If you read this book looking for a quick fix or a magic formula, you’ll walk away disappointed. There are no winning-the-lottery type lucky breaks in here, no leprechauns or unicorns. Just a bunch of hard work and ‘hustling.’ His first piece of advice to the dreamers who want to branch out and follow their passions: don’t quit your day job. Seemingly counterintuitive but incredible advice. When you quit your day job too early, you lock yourself into a prison of financial distress that actually makes it harder for you to pursue your passion. Although we’ve created a culture that celebrates the person who quits their job to follow their passion, that’s usually not the best course of action, at first.

The difference between the people who dream about a dream job and those that achieve their dream job comes down to one word: hustle. As Jon puts it, he felt like “hustle” was a better title for the book than “quitter,” but “hustle” had some negative connotations for those who worked the streets at night. So they went with “quitter.” Here’s what he says, “I don’t think any of the information in this book works without applying hustle to it. That’s the key. To this book and maybe even to your dream” (140).

Hustle is a catchy way to say “work hard.” Jon walks the reader through the normal excuses we use to keep our dreams our dreams and then destroys them. If we simply work hard, we’ll be able to achieve almost anything that we want. It comes down to discipline, hard choices, and lots and lots of work. “That’s one of the simple rules of hustle. Do more of the things you love and less of the things you like. Make your hustle matter” (150). Watching two hours of television a night isn’t something that matters in the long scheme of things, but it’s something most Americans do. If you replace something you like (t.v.) with something that you love (your passion/dream), then you’re hustling.

I appreciate this book because it speaks to a growing number of people who are out of love with their jobs. They don’t find any worth in what they do. They have a dream, a passion, but they don’t have the wherewithal to make that dream a reality. For the dreamers, many of them keep waiting for their dream job to drop out of the sky and fall into their laps, like winning the Mega Powerball of jobs. They want the dream, without the sweat and discipline required to see that dream come into reality. Quitter is a good blueprint to work from. Working your dream takes time, discipline, and more work than most people are willing to put into it.
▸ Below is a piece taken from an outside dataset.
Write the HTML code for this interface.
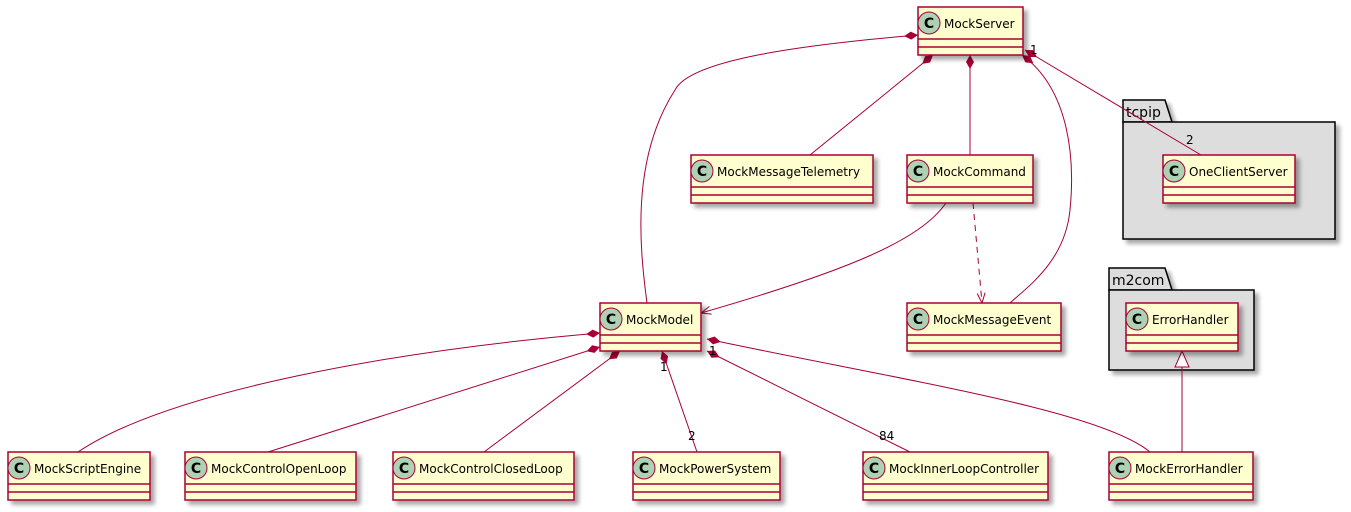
<!DOCTYPE html>
<html><head><meta charset="utf-8"><style>body{margin:0;background:#fff}svg{display:block}</style></head><body>
<svg width="1351" height="512" xmlns="http://www.w3.org/2000/svg" font-family="'DejaVu Sans','Liberation Sans',sans-serif">
<defs>
<filter id="sh" x="-10%" y="-10%" width="130%" height="150%"><feGaussianBlur in="SourceAlpha" stdDeviation="2"/><feOffset dx="4" dy="4"/><feComponentTransfer><feFuncA type="linear" slope="0.35"/></feComponentTransfer><feMerge><feMergeNode/><feMergeNode in="SourceGraphic"/></feMerge></filter>
<marker id="dia" viewBox="0 0 14 8" refX="0" refY="4" markerWidth="14" markerHeight="8" markerUnits="userSpaceOnUse" orient="auto"><path d="M0,4 L7,0 L14,4 L7,8 Z" fill="#A80036"/></marker>
<marker id="arr" viewBox="0 0 10 10" refX="10" refY="5" markerWidth="10" markerHeight="10" markerUnits="userSpaceOnUse" orient="auto"><path d="M0,1 L10,5 L0,9" fill="none" stroke="#A80036" stroke-width="1"/></marker>
<marker id="tri" viewBox="-1 -1 18 16" refX="0" refY="7" markerWidth="18" markerHeight="16" markerUnits="userSpaceOnUse" orient="auto"><path d="M0,7 L16,0 L16,14 Z" fill="#fff" stroke="#A80036" stroke-width="1"/></marker>
</defs>
<g filter="url(#sh)" stroke="#000" stroke-width="1.5" fill="#DDDDDD">
<path d="M1123,122 L1123,100 L1165,100 L1172,122 Z"/>
<rect x="1123" y="122" width="212" height="117"/>
<path d="M1109,290 L1109,268 L1165,268 L1172,290 Z"/>
<rect x="1109" y="290" width="145" height="80"/>
</g>
<text x="1126" y="117" font-size="14">tcpip</text>
<text x="1112" y="285" font-size="14">m2com</text>
<g fill="none" stroke="#A80036" stroke-width="1">
<path d="M918,35 C800,45 690,60 675,90 C630,160 640,250 647,303" marker-start="url(#dia)"/>
<path d="M933,55 L810,155" marker-start="url(#dia)"/>
<path d="M970,55 L970,155" marker-start="url(#dia)"/>
<path d="M1022,55 C1070,90 1075,160 1070,210 C1065,260 1030,285 1010,303" marker-start="url(#dia)"/>
<path d="M1025,50 L1201,155" marker-start="url(#dia)"/>
<path d="M946,203 C920,240 850,270 701,313" marker-end="url(#arr)"/>
<path d="M973,203 L982,303" stroke-dasharray="6,5" marker-end="url(#arr)"/>
<path d="M1182,351 L1182,452" marker-start="url(#tri)"/>
<path d="M600,333 C400,350 170,390 78,452" marker-start="url(#dia)"/>
<path d="M600,347 L268,452" marker-start="url(#dia)"/>
<path d="M620,351 L484,452" marker-start="url(#dia)"/>
<path d="M662,351 L697,452" marker-start="url(#dia)"/>
<path d="M707,351 L910,452" marker-start="url(#dia)"/>
<path d="M707,339 C900,380 1100,410 1150,452" marker-start="url(#dia)"/>
</g>
<g font-size="12">
<text x="1030" y="54">1</text>
<text x="1186" y="144">2</text>
<text x="660" y="371">1</text>
<text x="709" y="355">1</text>
<text x="688" y="440">2</text>
<text x="879" y="440">84</text>
</g>
<g filter="url(#sh)" fill="#FEFECE" stroke="#A80036" stroke-width="1.5">
<rect x="918" y="7" width="105" height="48"/>
<rect x="907" y="155" width="126" height="48"/>
<rect x="691" y="155" width="182" height="48"/>
<rect x="1163" y="155" width="132" height="48"/>
<rect x="600" y="303" width="101" height="48"/>
<rect x="907" y="303" width="154" height="48"/>
<rect x="1126" y="303" width="112" height="48"/>
<rect x="8" y="452" width="142" height="48"/>
<rect x="185" y="452" width="171" height="48"/>
<rect x="393" y="452" width="181" height="48"/>
<rect x="633" y="452" width="147" height="48"/>
<rect x="863" y="452" width="185" height="48"/>
<rect x="1109" y="452" width="144" height="48"/>
</g>
<g stroke="#A80036" stroke-width="1.5">
<path d="M918,39h105M918,47h105M907,187h126M907,195h126M691,187h182M691,195h182M1163,187h132M1163,195h132M600,335h101M600,343h101M907,335h154M907,343h154M1126,335h112M1126,343h112M8,484h142M8,492h142M185,484h171M185,492h171M393,484h181M393,492h181M633,484h147M633,492h147M863,484h185M863,492h185M1109,484h144M1109,492h144"/>
</g>
<g fill="#ADD1B2" stroke="#A80036" stroke-width="1">
<circle cx="929" cy="23" r="11"/><circle cx="918" cy="171" r="11"/><circle cx="702" cy="171" r="11"/><circle cx="1174" cy="171" r="11"/><circle cx="611" cy="319" r="11"/><circle cx="918" cy="319" r="11"/><circle cx="1137" cy="319" r="11"/><circle cx="19" cy="468" r="11"/><circle cx="196" cy="468" r="11"/><circle cx="404" cy="468" r="11"/><circle cx="644" cy="468" r="11"/><circle cx="874" cy="468" r="11"/><circle cx="1120" cy="468" r="11"/>
</g>
<g font-size="14" font-weight="bold" text-anchor="middle">
<text x="929" y="28">C</text><text x="918" y="176">C</text><text x="702" y="176">C</text><text x="1174" y="176">C</text><text x="611" y="324">C</text><text x="918" y="324">C</text><text x="1137" y="324">C</text><text x="19" y="473">C</text><text x="196" y="473">C</text><text x="404" y="473">C</text><text x="644" y="473">C</text><text x="874" y="473">C</text><text x="1120" y="473">C</text>
</g>
<g font-size="12">
<text x="944" y="28">MockServer</text>
<text x="933" y="176">MockCommand</text>
<text x="717" y="176">MockMessageTelemetry</text>
<text x="1189" y="176">OneClientServer</text>
<text x="626" y="324">MockModel</text>
<text x="933" y="324">MockMessageEvent</text>
<text x="1152" y="324">ErrorHandler</text>
<text x="34" y="473">MockScriptEngine</text>
<text x="211" y="473">MockControlOpenLoop</text>
<text x="419" y="473">MockControlClosedLoop</text>
<text x="659" y="473">MockPowerSystem</text>
<text x="889" y="473">MockInnerLoopController</text>
<text x="1135" y="473">MockErrorHandler</text>
</g>
</svg>
</body></html>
That’s what separates the dreamers from those actually living their dreams. Hustle.


1. The principles from this book have been true in my life. I’m currently living my dream. I’m the pastor of a healthy, dynamic, growing church. I love the people I serve, and on most days, I think they love me too. It took me ten years to achieve my dream. I didn’t start out as pastor. I started out as the youth guy, serving in three churches as youth pastor over a period of ten years. I always wanted to be a pastor, but I knew I needed to ‘earn my stripes.’ I had to hustle. I had to prove myself faithful in my current ministry before being offered an opportunity to be a lead pastor. If I didn’t hustle over the past ten years, I wouldn’t be where I am today.

2. Most people are too lazy or undisciplined to see their dreams become reality. When my dad entered ministry three decades ago, he received an incredible piece of advice: “If you work hard, you’ll be ahead of 95% of the other pastors out there, because they’re lazy.” Sounds harsh, but it’s true. Not just for pastors, but for most people. It’s easy to dream. It’s hard to make that dream a reality. Too many people are distracted by secondary amusements. They settle, and sentence their dreams to ‘death by laziness.’

3. Hustle matters. One of the things that gave me a leg up when my current church called me to be a pastor was that I had finished my Doctorate in Ministry. I could have stopped with a Bachelor’s degree. I decided to keep pushing myself, completing a Master’s and ultimately a Doctorate. It was an incredible amount of work, but it paid off in helping me land my dream job. Hustle matters.

 QUESTION: How has ‘hustle’ positively impacted your career?